We made end tables, coffee tables, bistros, and dining tables. Across the street in our chair division, we made several designs of hardwood chairs with hardwood, woven, and padded seats. We took a lot of pride in our craftsmanship and quality. We used only the best materials and solid wood parts. I have some of our furniture in my home now and it is in very good condition. We were the best producers of high quality hardwood furniture in our area and in the Ethan Allen chain.

Then Ethan Allen spent about six million dollars to build an addition on our building and purchased a lot of high tech equipment. I ended up running a fully automated, robotic finishing system. This was a million dollar system. It was a system designed to spray dining table tops with conventional and precat sealers and lacquers and later to be converted over to UV finishes. The system had a robotic spray head that would spray a good even coat of finish on each top. Our oven was huge. It had four bays that would hold fifty two dining table tops at a time. It was all automatic, when one top went in, one would come out the other end. The system had a UV tunnel that cured the tops when they came out of the tunnel. And it had a transfer table that would move the tops over to the start position to go through for a second coat if needed.

It was a very impressive system. It looked like we were here to stay. However, when we changed over to the UV finish material, we started having finish material problems. I alerted management about the problems and told them we should look into finding another finish company as this was starting to cost us time and money.
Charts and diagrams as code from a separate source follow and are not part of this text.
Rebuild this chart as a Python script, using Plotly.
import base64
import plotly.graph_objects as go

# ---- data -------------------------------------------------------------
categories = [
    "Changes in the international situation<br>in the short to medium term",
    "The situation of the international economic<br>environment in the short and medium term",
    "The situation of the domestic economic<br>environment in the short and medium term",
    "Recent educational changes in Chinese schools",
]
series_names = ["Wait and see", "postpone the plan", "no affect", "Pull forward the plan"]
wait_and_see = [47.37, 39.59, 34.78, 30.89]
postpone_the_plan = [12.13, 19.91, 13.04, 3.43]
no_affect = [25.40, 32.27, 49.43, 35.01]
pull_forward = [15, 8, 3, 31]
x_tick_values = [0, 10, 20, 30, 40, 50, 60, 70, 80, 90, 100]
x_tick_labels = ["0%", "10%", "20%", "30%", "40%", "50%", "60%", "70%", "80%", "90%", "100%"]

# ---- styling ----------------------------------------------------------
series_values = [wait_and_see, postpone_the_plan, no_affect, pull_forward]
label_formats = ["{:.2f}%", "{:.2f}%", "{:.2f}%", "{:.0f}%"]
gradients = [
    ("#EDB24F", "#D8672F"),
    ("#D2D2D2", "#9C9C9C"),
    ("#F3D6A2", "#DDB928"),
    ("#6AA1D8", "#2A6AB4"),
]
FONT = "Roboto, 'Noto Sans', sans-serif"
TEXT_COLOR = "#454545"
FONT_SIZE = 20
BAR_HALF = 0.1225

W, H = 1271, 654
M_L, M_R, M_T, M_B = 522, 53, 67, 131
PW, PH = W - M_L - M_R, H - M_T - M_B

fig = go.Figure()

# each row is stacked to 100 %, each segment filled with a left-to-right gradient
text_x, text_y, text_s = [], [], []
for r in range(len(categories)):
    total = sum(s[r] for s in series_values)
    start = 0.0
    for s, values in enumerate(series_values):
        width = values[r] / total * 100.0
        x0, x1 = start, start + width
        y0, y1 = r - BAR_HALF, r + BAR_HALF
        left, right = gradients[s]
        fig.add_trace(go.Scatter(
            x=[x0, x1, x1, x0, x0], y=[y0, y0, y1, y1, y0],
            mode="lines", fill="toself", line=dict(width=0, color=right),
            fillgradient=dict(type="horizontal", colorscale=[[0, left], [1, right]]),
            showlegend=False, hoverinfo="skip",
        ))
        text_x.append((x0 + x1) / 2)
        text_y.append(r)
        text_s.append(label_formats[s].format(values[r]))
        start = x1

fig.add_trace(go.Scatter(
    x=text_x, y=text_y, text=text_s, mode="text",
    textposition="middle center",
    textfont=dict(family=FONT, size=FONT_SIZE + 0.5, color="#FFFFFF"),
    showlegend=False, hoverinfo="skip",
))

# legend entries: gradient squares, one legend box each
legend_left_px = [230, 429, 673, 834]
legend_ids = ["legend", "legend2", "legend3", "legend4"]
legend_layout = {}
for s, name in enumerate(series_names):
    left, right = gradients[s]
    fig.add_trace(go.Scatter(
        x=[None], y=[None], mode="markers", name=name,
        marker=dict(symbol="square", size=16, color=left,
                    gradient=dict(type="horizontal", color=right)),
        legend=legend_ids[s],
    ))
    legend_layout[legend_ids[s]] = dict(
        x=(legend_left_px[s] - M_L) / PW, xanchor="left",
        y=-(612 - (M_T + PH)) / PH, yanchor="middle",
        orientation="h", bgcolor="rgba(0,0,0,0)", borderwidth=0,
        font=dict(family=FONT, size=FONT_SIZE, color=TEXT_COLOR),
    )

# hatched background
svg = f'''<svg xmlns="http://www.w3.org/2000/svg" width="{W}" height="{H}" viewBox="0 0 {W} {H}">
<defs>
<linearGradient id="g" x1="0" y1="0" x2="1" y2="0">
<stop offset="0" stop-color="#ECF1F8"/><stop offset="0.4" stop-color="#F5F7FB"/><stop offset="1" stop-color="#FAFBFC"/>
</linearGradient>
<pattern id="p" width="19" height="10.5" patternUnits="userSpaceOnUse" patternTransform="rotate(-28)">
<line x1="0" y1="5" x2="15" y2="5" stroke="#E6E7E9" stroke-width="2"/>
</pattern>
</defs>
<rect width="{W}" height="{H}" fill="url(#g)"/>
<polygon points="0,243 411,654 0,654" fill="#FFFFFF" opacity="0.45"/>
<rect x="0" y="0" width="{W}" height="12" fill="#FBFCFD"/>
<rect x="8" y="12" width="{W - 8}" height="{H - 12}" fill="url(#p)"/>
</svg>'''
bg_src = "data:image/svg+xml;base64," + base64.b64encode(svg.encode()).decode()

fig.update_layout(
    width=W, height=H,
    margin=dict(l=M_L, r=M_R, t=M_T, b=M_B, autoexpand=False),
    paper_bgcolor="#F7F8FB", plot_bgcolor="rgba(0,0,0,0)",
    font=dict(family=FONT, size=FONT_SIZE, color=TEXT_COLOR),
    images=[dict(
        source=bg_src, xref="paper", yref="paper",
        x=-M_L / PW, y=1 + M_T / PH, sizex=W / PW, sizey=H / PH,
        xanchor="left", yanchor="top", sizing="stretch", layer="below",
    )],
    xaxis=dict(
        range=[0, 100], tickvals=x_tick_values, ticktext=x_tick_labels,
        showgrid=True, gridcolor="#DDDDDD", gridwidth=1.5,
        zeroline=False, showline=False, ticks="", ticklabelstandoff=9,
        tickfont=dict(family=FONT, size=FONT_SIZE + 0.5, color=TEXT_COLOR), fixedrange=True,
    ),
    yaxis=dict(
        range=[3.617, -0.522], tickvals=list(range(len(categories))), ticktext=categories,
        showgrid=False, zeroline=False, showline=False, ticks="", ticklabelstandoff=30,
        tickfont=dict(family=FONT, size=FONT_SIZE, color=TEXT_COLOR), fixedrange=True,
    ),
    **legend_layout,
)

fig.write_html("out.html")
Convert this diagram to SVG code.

Every time a bad top came out, we had to sand the finish off and send it through again, costing us more money. It was obvious that the problems were finish material related because I had four filters on the system and they were all getting plugged up with flattening paste and bad material,and abrasives, and our problems on the tops were blisters in the finish, dirt in the finish, fish eyes, bad adhesion, orange peel, and flaking.

Management tried to make it look like it was my fault as the operator, and refused to try another finishing company because our plant manager was good friends with the finishing company’s rep and they would go to conventions together and they were golfing buddies and therefore, it couldn’t be the material, it had to be something the operator was doing wrong. Then the company shutdowns came around. There were a lot of Ethan Allen companies in our tri state area, and they started shutting down, about three or four at a time. Then it came our turn. We were informed that our factory was being shut down and outsourced to China. We had a backlog of product to finish and then we were to be laid off.

We contacted another finish material company to come in and sample some of their material and guess what? All our finishing material problems went away and we didn’t run a single bad top for the rest of our time there. But it was too late. Most of our company was gone and the doors were closing. That put about two hundred and fifty seven people out of a job, in a small community. I was one of the last to go in our Div. and I got the last table our factory ever made. Ethan Allen was the biggest employer in our town and they pulled the plug on us without a second thought so they could outsource their product to China and produce sub standard junk for less money and make more profit. The name used to mean something. It meant experienced, proud, American craftsmanship. Now Ethan Allen means Chinese junk. This is only my opinion, based on fact.

No xenophobia here.  Just a testimony to the paradoxical experience of buying “solid” and “traditional American” furniture pieces today, from a once revered company that closed out many of its small-town American plants in recent years and, so, has paid with its reputation.  Maybe it is time for Americans to react.  If you are a corporation that abandons American employees on such a large scale as this, then American consumers should abandon your business.  Turnabout is fair business, especially if you feel you will sell better overseas than in America.

Potential buyers of Ethan Allen’s furniture — BEWARE.  You have been amply warned.